Krasta mine
- Location: Krastë, Dibër County, Albania; 41°25′51″N 20°12′33″E﻿ / ﻿41.43083°N 20.20917°E;
- Products: Chromium
- Opened: 1942
- Closed: 2006

= Krasta mine =

Chromium mine in Krastë, Dibër County, Albania

The Krasta mine is a large mine located in central east Albania, adjacent to the town of Krastë in Dibër County, 40 km as the crow flies, east of the capital, Tirana. Krasta represents one of the largest chromium reserves in Albania and in all Europe, having estimated reserves of 2 million tonnes of ore grading 40% chromium metal.

The mine is part of the Bulqizë Massif, a 370 km2 area which has a rock thickness between 4 km and 6 km and contains 65 verified chromium deposits and occurrences. The deposit has been explored to depths of up to 1300 m and the geological reserves amount to 12 million tonnes of which 7.5 million tonnes grading over 38% chromium metal.

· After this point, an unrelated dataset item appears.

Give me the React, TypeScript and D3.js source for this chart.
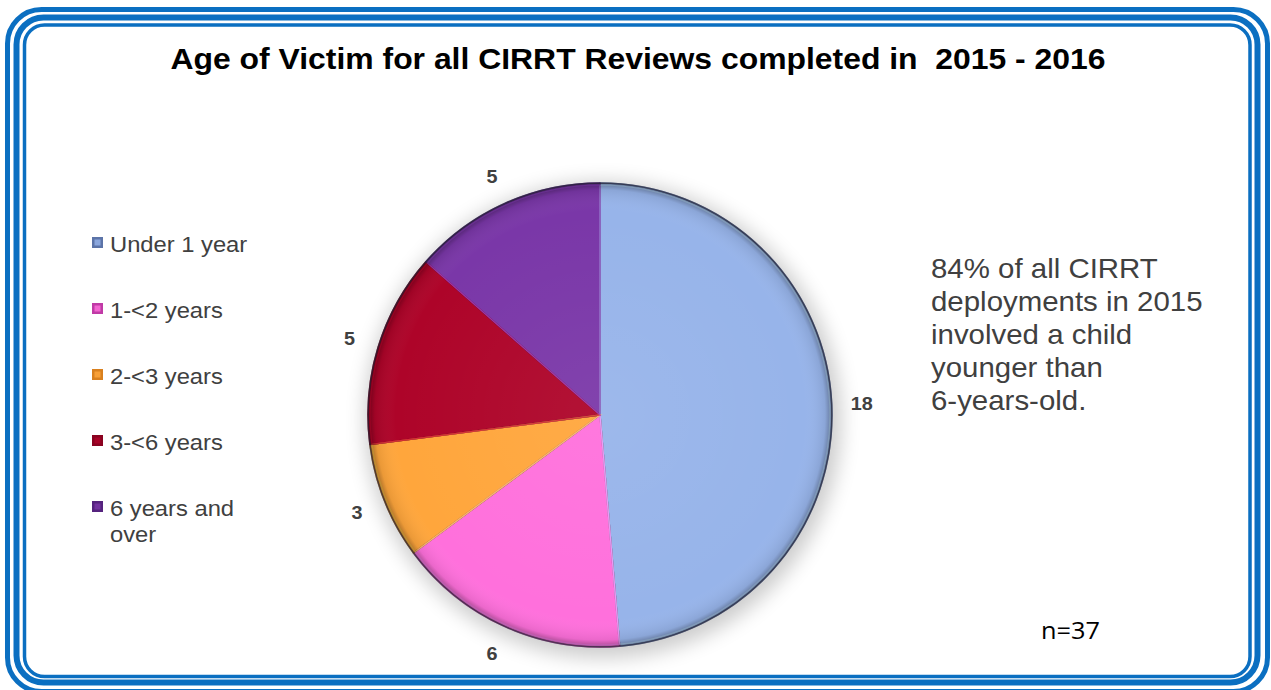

The Krasta mine began operating in 1963. Between 1963 and 1965 it produced chromium ore only from occurrences. In 1971 production from the mine started. The total combined chromium ore production from the mine between 1971 and 2006 amounted to 716,000 tonnes. The deepest level of the mine is the Level +400 which reaches a depth of 400 m. The chromium ore reserves of the mine are split into two categories above and below Level +400. The proven ore reserves located above the Level +400 amount to 2,000,000 tonnes of ore grading 40% chromium metal. The proven ore reserves located below the Level +400 are currently not estimated or calculated but are expected to be grading over 40% chromium metal. The mine's total reserves amount to 2 million tonnes of ore grading 40% chromium metal. Since 1999 several parts of the mine were privatised and the other were closed. In 2006, it was estimated that a total of 2 million tons chromium ore were still unexploited in the mine of Krasta, making it the 2nd after Bulqizë mine in terms of chromium reserves in Albania, while being one of the eight Albanian chromium mines to have reserves of over 1 million tonnes of chromium ore. Krasta mine is also considered to be a source of rare metals such as platinum and cobalt, nevertheless their exploitation today is inaccessible.